(Stored records)
━━━

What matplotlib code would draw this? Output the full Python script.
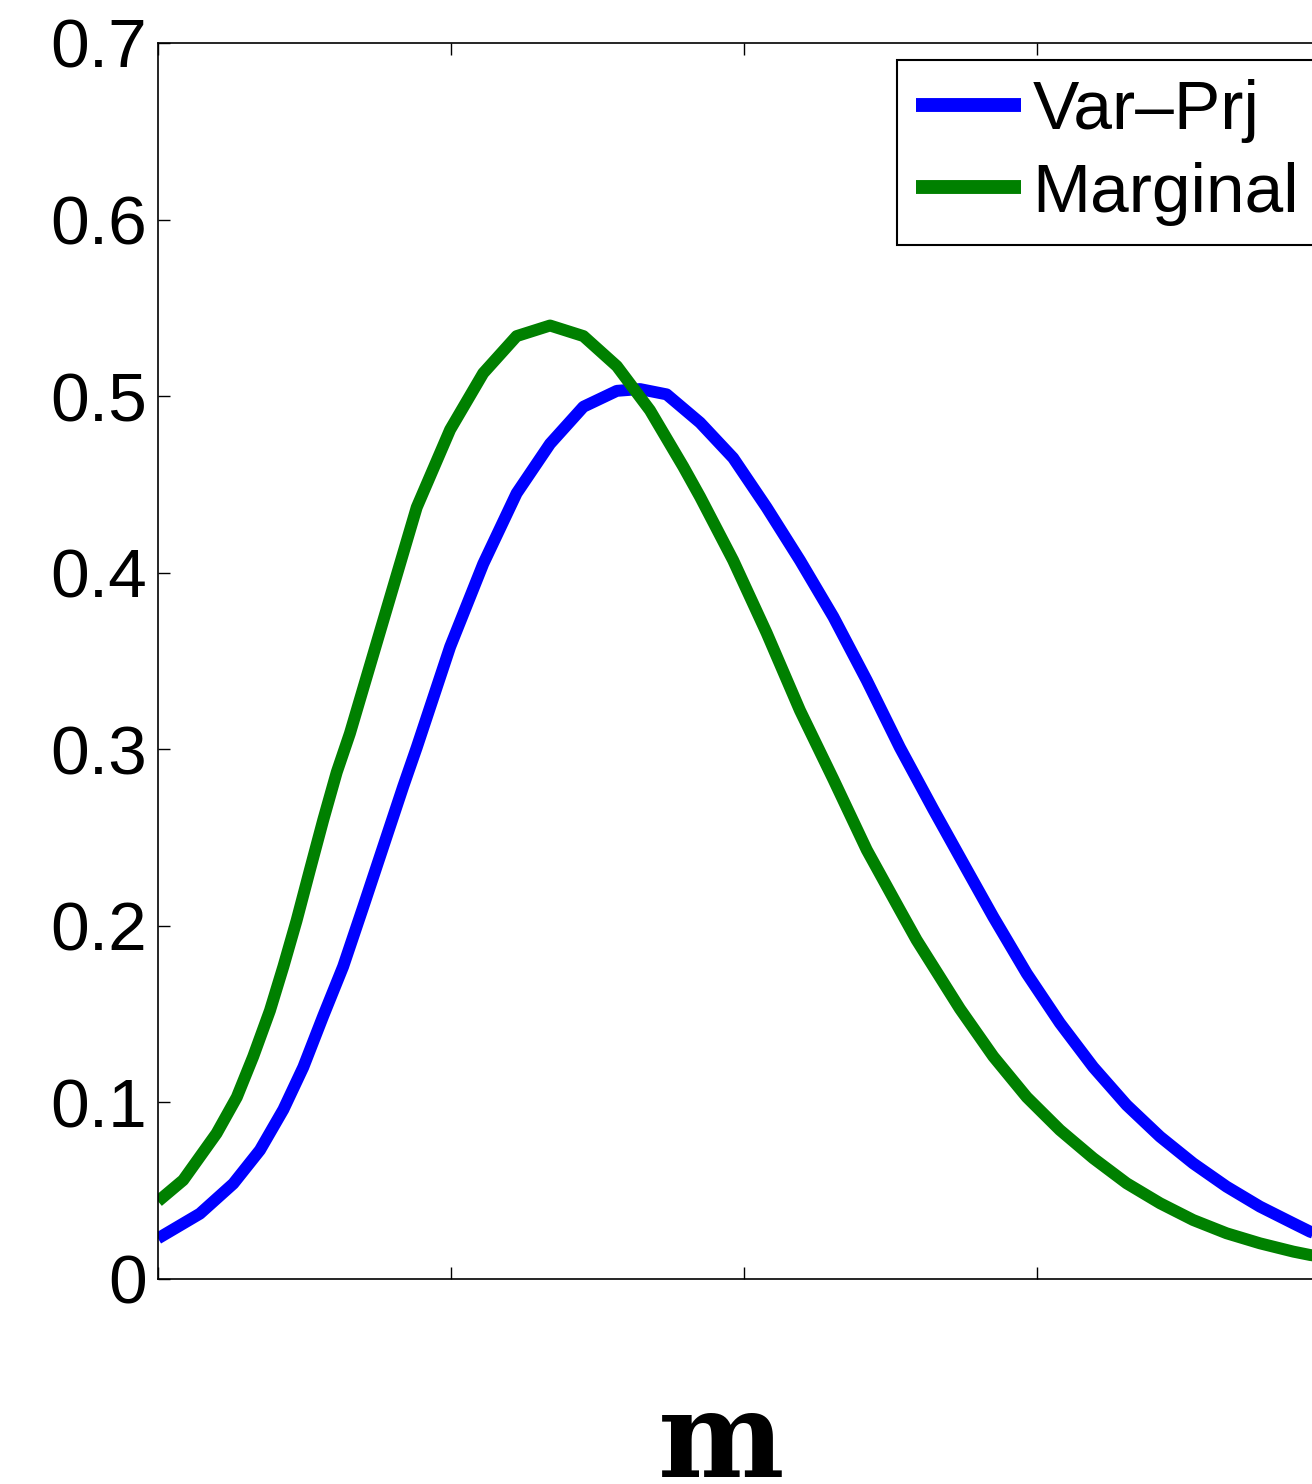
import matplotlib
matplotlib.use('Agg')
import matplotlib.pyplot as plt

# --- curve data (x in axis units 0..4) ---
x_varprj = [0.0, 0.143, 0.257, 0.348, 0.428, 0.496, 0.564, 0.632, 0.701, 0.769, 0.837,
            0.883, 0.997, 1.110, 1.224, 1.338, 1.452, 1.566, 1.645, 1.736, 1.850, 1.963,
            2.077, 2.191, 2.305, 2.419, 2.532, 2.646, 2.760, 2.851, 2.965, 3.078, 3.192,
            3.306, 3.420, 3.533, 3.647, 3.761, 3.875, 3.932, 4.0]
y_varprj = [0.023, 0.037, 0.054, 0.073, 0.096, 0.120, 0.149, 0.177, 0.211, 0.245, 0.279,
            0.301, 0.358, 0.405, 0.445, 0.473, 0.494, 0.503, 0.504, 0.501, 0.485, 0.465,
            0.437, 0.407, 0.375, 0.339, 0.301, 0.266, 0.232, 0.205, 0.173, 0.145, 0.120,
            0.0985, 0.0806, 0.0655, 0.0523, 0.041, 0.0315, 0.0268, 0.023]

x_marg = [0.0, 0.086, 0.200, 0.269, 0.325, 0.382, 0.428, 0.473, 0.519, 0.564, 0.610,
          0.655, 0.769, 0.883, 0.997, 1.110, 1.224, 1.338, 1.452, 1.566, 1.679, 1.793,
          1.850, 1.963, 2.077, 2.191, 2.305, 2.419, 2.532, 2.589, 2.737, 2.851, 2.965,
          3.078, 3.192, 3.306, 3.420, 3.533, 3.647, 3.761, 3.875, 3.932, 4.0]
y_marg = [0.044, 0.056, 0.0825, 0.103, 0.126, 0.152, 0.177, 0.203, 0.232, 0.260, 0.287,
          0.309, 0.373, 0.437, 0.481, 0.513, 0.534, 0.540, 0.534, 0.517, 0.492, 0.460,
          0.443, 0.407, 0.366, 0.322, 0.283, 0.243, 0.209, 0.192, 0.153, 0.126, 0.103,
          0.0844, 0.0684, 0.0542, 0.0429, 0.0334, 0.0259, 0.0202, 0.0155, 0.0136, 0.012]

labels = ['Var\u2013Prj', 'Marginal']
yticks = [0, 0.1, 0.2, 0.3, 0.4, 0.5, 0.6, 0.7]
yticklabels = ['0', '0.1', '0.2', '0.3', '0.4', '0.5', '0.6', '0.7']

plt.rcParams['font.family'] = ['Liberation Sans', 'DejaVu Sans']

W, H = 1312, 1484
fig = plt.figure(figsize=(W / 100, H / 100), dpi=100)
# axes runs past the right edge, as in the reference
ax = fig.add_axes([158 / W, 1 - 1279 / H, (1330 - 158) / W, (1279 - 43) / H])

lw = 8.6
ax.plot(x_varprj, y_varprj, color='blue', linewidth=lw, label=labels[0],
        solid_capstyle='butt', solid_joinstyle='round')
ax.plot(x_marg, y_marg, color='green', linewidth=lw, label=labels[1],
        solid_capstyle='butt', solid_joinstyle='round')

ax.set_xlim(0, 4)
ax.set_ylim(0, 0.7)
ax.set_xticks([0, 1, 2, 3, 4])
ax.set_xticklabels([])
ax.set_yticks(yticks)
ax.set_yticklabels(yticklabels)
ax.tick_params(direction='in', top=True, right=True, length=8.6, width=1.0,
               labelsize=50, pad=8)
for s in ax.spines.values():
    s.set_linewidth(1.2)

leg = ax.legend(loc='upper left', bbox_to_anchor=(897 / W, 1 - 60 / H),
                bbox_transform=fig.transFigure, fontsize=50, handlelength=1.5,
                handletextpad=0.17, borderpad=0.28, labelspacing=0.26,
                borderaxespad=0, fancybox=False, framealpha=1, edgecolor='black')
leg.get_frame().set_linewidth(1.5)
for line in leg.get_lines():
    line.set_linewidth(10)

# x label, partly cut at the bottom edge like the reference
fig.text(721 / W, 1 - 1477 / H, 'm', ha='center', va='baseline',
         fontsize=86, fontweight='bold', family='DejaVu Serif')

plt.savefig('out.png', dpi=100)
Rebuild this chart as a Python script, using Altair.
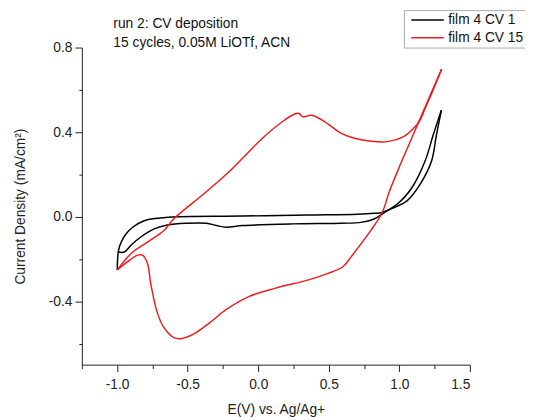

━━━

• **Exercise aim**:
Work through the listing above and report how many lines include the string "script", with no other text.

• **Answer in full**:
2